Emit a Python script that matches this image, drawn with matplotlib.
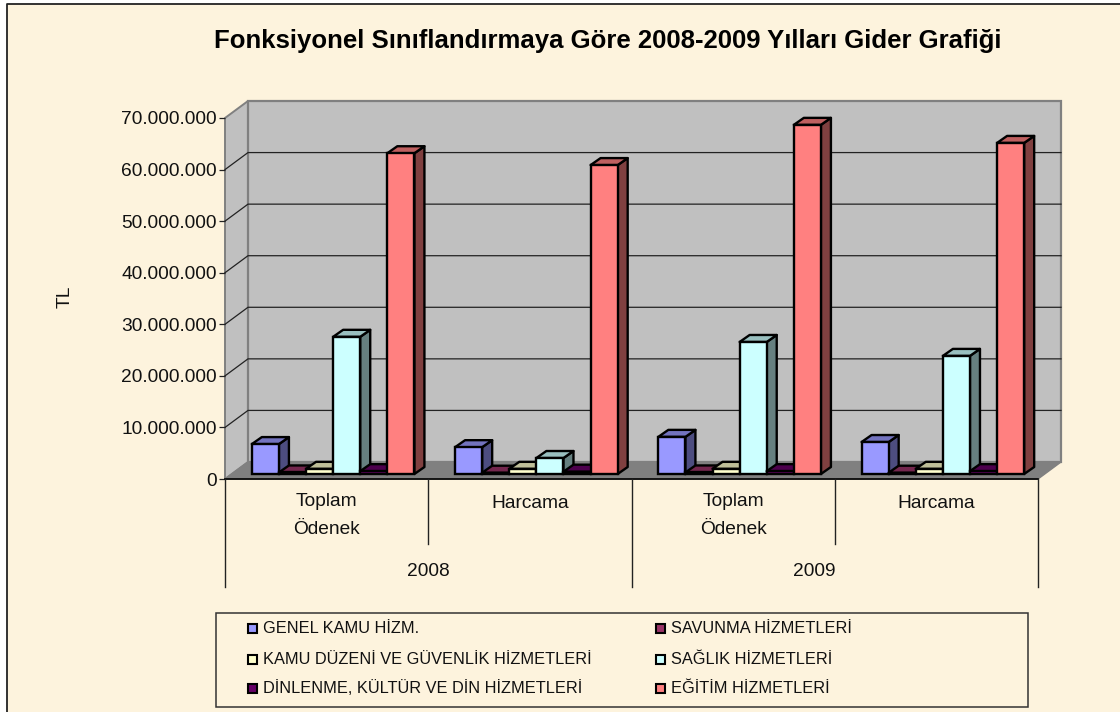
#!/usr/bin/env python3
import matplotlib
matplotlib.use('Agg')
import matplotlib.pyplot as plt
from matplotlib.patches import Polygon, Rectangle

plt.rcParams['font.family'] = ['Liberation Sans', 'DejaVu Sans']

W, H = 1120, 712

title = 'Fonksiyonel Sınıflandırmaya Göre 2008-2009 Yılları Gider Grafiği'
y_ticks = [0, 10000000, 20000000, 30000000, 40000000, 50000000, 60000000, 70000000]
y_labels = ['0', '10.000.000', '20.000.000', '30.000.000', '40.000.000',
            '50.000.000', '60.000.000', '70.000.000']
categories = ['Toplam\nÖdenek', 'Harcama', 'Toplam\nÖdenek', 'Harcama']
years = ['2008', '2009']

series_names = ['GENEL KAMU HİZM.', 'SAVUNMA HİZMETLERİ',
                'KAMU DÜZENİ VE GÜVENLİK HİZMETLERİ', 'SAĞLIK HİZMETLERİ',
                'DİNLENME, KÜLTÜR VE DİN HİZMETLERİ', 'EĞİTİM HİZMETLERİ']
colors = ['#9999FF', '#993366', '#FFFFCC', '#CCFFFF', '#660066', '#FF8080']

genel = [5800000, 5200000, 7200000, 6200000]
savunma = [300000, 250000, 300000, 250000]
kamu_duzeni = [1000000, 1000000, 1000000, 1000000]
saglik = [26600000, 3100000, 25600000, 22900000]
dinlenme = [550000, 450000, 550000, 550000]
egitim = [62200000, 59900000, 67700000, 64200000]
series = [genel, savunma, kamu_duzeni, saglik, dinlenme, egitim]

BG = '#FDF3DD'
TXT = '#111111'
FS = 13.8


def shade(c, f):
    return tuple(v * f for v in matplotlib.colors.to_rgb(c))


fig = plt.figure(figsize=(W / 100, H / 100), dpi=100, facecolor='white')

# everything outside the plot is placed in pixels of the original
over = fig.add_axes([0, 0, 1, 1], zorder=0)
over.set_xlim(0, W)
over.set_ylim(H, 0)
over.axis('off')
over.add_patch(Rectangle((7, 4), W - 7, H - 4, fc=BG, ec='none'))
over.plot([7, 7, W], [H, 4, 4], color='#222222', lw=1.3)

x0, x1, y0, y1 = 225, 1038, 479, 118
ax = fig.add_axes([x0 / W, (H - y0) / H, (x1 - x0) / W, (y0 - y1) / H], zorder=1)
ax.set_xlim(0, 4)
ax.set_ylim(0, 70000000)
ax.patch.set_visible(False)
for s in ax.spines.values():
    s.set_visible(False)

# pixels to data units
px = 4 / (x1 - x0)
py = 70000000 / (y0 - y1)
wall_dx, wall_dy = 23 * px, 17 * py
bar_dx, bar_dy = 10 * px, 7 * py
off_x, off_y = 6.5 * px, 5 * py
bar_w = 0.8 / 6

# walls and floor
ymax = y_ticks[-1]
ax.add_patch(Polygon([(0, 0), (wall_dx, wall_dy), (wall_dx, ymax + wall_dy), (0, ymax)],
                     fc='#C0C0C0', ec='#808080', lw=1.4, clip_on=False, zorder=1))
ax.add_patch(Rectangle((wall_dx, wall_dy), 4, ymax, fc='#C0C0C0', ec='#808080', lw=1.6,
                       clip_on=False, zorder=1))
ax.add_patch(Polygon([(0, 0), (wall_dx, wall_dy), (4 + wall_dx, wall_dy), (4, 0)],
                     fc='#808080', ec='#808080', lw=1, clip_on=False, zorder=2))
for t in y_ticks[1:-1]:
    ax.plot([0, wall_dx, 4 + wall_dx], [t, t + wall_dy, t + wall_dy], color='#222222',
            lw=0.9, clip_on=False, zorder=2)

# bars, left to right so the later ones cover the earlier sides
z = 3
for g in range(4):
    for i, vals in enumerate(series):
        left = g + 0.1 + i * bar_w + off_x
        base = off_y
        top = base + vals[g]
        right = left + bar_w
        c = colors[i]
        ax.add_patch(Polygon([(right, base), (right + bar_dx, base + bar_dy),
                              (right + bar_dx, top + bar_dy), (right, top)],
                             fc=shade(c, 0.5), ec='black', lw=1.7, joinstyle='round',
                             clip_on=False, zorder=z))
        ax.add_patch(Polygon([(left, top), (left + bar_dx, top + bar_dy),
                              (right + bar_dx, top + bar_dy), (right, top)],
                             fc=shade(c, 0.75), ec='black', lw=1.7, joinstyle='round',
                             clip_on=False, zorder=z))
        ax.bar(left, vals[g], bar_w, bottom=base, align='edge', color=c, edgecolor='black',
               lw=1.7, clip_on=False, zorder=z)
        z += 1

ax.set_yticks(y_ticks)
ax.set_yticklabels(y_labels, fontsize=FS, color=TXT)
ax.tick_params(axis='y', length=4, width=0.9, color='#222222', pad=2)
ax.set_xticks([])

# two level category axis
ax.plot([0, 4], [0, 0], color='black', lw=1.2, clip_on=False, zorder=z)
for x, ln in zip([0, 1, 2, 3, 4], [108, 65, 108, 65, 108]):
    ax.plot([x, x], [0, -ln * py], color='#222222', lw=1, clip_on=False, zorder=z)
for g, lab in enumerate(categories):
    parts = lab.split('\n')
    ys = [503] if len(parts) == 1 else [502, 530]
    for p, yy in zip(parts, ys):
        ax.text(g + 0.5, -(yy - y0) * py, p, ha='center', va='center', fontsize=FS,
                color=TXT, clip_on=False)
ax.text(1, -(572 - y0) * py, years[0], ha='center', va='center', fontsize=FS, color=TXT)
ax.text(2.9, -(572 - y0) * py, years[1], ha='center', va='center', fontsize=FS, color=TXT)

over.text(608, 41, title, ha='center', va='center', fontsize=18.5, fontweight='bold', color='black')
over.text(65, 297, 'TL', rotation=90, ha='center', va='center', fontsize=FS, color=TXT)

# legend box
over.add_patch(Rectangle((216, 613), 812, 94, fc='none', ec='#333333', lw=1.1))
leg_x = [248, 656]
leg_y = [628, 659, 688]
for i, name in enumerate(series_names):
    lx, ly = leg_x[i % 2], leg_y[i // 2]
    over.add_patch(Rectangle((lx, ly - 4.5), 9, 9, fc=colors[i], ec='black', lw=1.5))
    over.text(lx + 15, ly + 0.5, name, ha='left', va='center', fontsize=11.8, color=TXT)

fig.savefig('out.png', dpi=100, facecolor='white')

========================

### What you have to do:
Every line from the top of the material above through the line with "from matplotlib.patches import" should be duplicated exactly, please; leave out the pictures.

### Written solution:
Emit a Python script that matches this image, drawn with matplotlib.
#!/usr/bin/env python3
import matplotlib
matplotlib.use('Agg')
import matplotlib.pyplot as plt
from matplotlib.patches import Polygon, Rectangle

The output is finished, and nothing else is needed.